Rino Gattuso, come il collega juventino, in 15 mesi ha attraversato tutto lo scibile. Prima il trionfo della Coppa Italia, dimenticato troppo presto perché lo tsunami di critiche ha spazzato tutti quei trofei che non passano spessissimo dalle parti del Golfo. L’ex Ringhio, a partire da dicembre, è stato esonerato tutti i giorni per almeno tre mesi. Poi sono bastate le limpide vittorie sui campi di Milan e Roma per ricordare a tutti che Gattuso, su quella panchina, con quasi tutti i titolari finalmente a disposizione, si può sedere con dignità.
Ma il calcio invisibile ci impedisce di vedere, di sapere che succede alla Continassa e a Castelvolturno, in quelle stanze chiuse a doppia mandata.

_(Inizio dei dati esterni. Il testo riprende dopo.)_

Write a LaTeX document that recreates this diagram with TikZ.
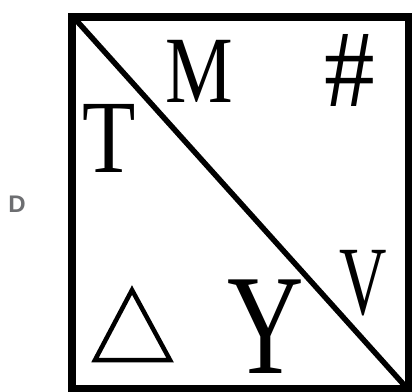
\documentclass[tikz,border=0pt]{standalone}
\usepackage{fontspec}
\setmainfont{Liberation Serif}
\setsansfont{Liberation Sans}
\definecolor{labelgray}{HTML}{6D6E71}
\tikzset{
  glyph/.style={inner sep=0pt, anchor=base, text depth=0pt},
  framebox/.style={line width=7.5pt},
  cutline/.style={line width=5.5pt},
  tribox/.style={line width=4.5pt, line join=miter},
}
\begin{document}
\begin{tikzpicture}[x=1pt, y=-1pt]
  \useasboundingbox (0,0) rectangle (412,391);
  % Frame and diagonal
  \draw[framebox] (72,17) rectangle (408.5,388.5);
  \draw[cutline] (76,20) -- (405,386);
  % Upper half
  \node[glyph, font=\fontsize{95}{95}\selectfont] at (199,102) (M) {\scalebox{0.8}[1]{M}};
  \node[glyph, font=\fontsize{110}{110}\selectfont] at (350,106) (hash) {\scalebox{0.92}[1]{\#}};
  % Lower half
  \node[glyph, font=\fontsize{104}{104}\selectfont] at (109,172) (T) {\scalebox{0.84}[1]{T}};
  \node[glyph, font=\fontsize{143}{143}\selectfont] at (266,373) (Y) {\scalebox{0.74}[1]{Y}};
  \node[glyph, font=\fontsize{98}{98}\selectfont] at (363.5,314) (V) {\scalebox{0.67}[1]{V}};
  \draw[tribox] (132,290) -- (170,360) -- (95,360) -- cycle;
  % Label
  \node[glyph, font=\sffamily\bfseries\fontsize{24}{24}\selectfont,
    text=labelgray] at (17,212) (D) {D};
\end{tikzpicture}
\end{document}
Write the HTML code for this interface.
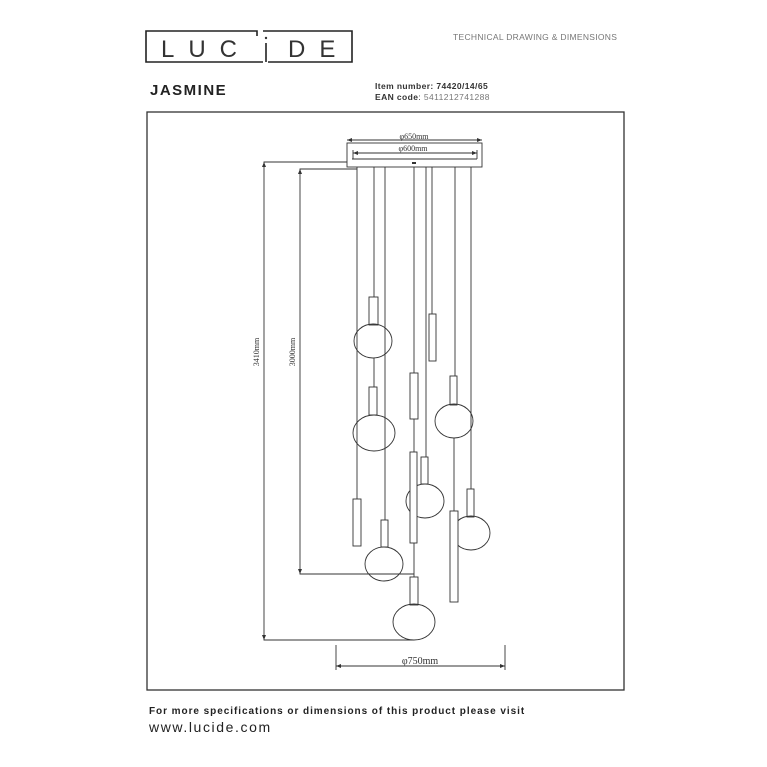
<!DOCTYPE html>
<html><head><meta charset="utf-8"><style>
html,body{margin:0;padding:0;background:#fff;}
svg{display:block;}
</style></head><body>
<svg width="767" height="767" viewBox="0 0 767 767" xmlns="http://www.w3.org/2000/svg">
<rect width="767" height="767" fill="#fff"/>
<!-- logo -->
<g fill="none" stroke="#222" stroke-width="1.6">
<path d="M257 36 V31 H146 V62 H263"/>
<path d="M263 31 H352 V62 H268"/>
<path d="M266 43 V62"/>
</g>
<text x="161" y="57" font-family="Liberation Sans, sans-serif" font-size="24" fill="#333" letter-spacing="14">LUC</text>
<text x="288" y="57" font-family="Liberation Sans, sans-serif" font-size="24" fill="#333" letter-spacing="14">DE</text>
<circle cx="266" cy="38" r="1.2" fill="#333"/>
<text x="453" y="40" font-family="Liberation Sans, sans-serif" font-size="8.5" fill="#777" letter-spacing="0.3">TECHNICAL DRAWING &amp; DIMENSIONS</text>
<text x="150" y="95" font-family="Liberation Sans, sans-serif" font-size="15" font-weight="bold" fill="#222" letter-spacing="1.5">JASMINE</text>
<text x="375" y="89" font-family="Liberation Sans, sans-serif" font-size="8.5" font-weight="bold" fill="#333" letter-spacing="0.4">Item number: 74420/14/65</text>
<text x="375" y="100" font-family="Liberation Sans, sans-serif" font-size="8.5" fill="#333" letter-spacing="0.4"><tspan font-weight="bold">EAN code</tspan>: <tspan fill="#777">5411212741288</tspan></text>
<!-- frame -->
<rect x="147" y="112" width="477" height="578" fill="none" stroke="#333" stroke-width="1.3"/>
<g fill="none" stroke="#333" stroke-width="0.9">
<rect x="347" y="143" width="135" height="24"/>
<line x1="352" y1="159" x2="477" y2="159"/>
<line x1="347" y1="140" x2="482" y2="140"/>
<line x1="353" y1="153" x2="477" y2="153"/>
<line x1="353" y1="150" x2="353" y2="159"/>
<line x1="477" y1="150" x2="477" y2="159"/>
<polyline points="347,162 264,162 264,640 414,640"/>
<polyline points="357,169 300,169 300,574 414,574"/>
<line x1="336" y1="645" x2="336" y2="670"/>
<line x1="505" y1="645" x2="505" y2="670"/>
<line x1="336" y1="666" x2="505" y2="666"/>
<line x1="357" y1="167" x2="357" y2="499"/>
<line x1="374" y1="167" x2="374" y2="297"/>
<line x1="374" y1="358" x2="374" y2="387"/>
<line x1="385" y1="167" x2="385" y2="520"/>
<line x1="414" y1="167" x2="414" y2="373"/>
<line x1="414" y1="419" x2="414" y2="452"/>
<line x1="414" y1="543" x2="414" y2="577"/>
<line x1="426" y1="167" x2="426" y2="457"/>
<line x1="432" y1="167" x2="432" y2="314"/>
<line x1="455" y1="167" x2="455" y2="376"/>
<line x1="454" y1="438" x2="454" y2="511"/>
<line x1="471" y1="167" x2="471" y2="489"/>
<rect x="369" y="297" width="9" height="28" fill="#fff"/>
<rect x="369" y="387" width="8" height="28" fill="#fff"/>
<rect x="353" y="499" width="8" height="47" fill="#fff"/>
<rect x="381" y="520" width="7" height="27" fill="#fff"/>
<rect x="410" y="373" width="8" height="46" fill="#fff"/>
<rect x="421" y="457" width="7" height="27" fill="#fff"/>
<rect x="429" y="314" width="7" height="47" fill="#fff"/>
<rect x="450" y="376" width="7" height="29" fill="#fff"/>
<rect x="467" y="489" width="7" height="28" fill="#fff"/>
<rect x="410" y="577" width="8" height="28" fill="#fff"/>
<ellipse cx="373" cy="341" rx="19" ry="17"/>
<ellipse cx="374" cy="433" rx="21" ry="18"/>
<ellipse cx="425" cy="501" rx="19" ry="17"/>
<ellipse cx="454" cy="421" rx="19" ry="17"/>
<ellipse cx="471" cy="533" rx="19" ry="17"/>
<ellipse cx="384" cy="564" rx="19" ry="17"/>
<ellipse cx="414" cy="622" rx="21" ry="18"/>
<rect x="410" y="452" width="7" height="91" fill="#fff"/>
<rect x="450" y="511" width="8" height="91" fill="#fff"/>
</g>
<rect x="412" y="162" width="4" height="2" fill="#333"/>
<g fill="#333">
<path d="M264 162 l-2 5 h4z"/><path d="M264 640 l-2 -5 h4z"/>
<path d="M300 169 l-2 5 h4z"/><path d="M300 574 l-2 -5 h4z"/>
<path d="M336 666 l5 -2 v4z"/><path d="M505 666 l-5 -2 v4z"/>
<path d="M347 140 l5 -2 v4z"/><path d="M482 140 l-5 -2 v4z"/>
<path d="M353 153 l5 -2 v4z"/><path d="M477 153 l-5 -2 v4z"/>
</g>
<g font-family="Liberation Serif, serif" fill="#333">
<text x="414" y="139" font-size="8" text-anchor="middle">φ650mm</text>
<text x="413" y="151" font-size="8" text-anchor="middle">φ600mm</text>
<text x="420" y="664" font-size="10" text-anchor="middle">φ750mm</text>
<text transform="translate(259,352) rotate(-90)" font-size="8" text-anchor="middle">3410mm</text>
<text transform="translate(295,352) rotate(-90)" font-size="8" text-anchor="middle">3000mm</text>
</g>
<text x="149" y="714" font-family="Liberation Sans, sans-serif" font-size="10" font-weight="bold" fill="#222" letter-spacing="0.95">For more specifications or dimensions of this product please visit</text>
<text x="149" y="732" font-family="Liberation Sans, sans-serif" font-size="14" fill="#222" letter-spacing="1.6">www.lucide.com</text>
</svg>
</body></html>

Un raggio di luce ci proviene dalla testimonianza di Arrigo Sacchi. Uno che le cose non le ha mai mandate a dire e che, più di una volta, si è confessato cercando di spiegare cosa si prova ad occupare un posto che comodo non è. Ma questa volta Sacchi ha dato di più, è andato oltre quella soglia che non abbiamo mai attraversato. “Ci vuole coraggio a dimettersi in tutti i campi, non solo nel calcio. Chi si dimette è visto come un perdente ma non è così. Ci vuole più coraggio a farsi da parte. Prandelli poteva far finta di nulla, prendersi lo stipendio, invece ha mostrato intelligenza e dignità. Ha vinto ancora una volta. Dopo un Parma-Verona capii che era finita e chiamai mia moglie per dirglielo. Per la prima volta non avevo provato nulla, nessuna emozione. Era arrivato il momento di chiudere. Lo stress è un plusvalore se riesci a governarlo, se ti sovrasta devi avere la lucidità di fermarti. La colpa è della cultura della vittoria ad ogni costo, impossibile uscire fuori dal preconcetto che se non vinci sei un fallito. Ho imparato che non volevo diventare il più ricco del camposanto”.
Più chiaro di così.
La scelta di Prandelli ha sicuramente dato uno scossone al sistema e noi speriamo che il sacrificio di un uomo sia il viatico affinchè, nel pianeta calcio, le zone d’ombra siano sempre più illuminate dalla verità.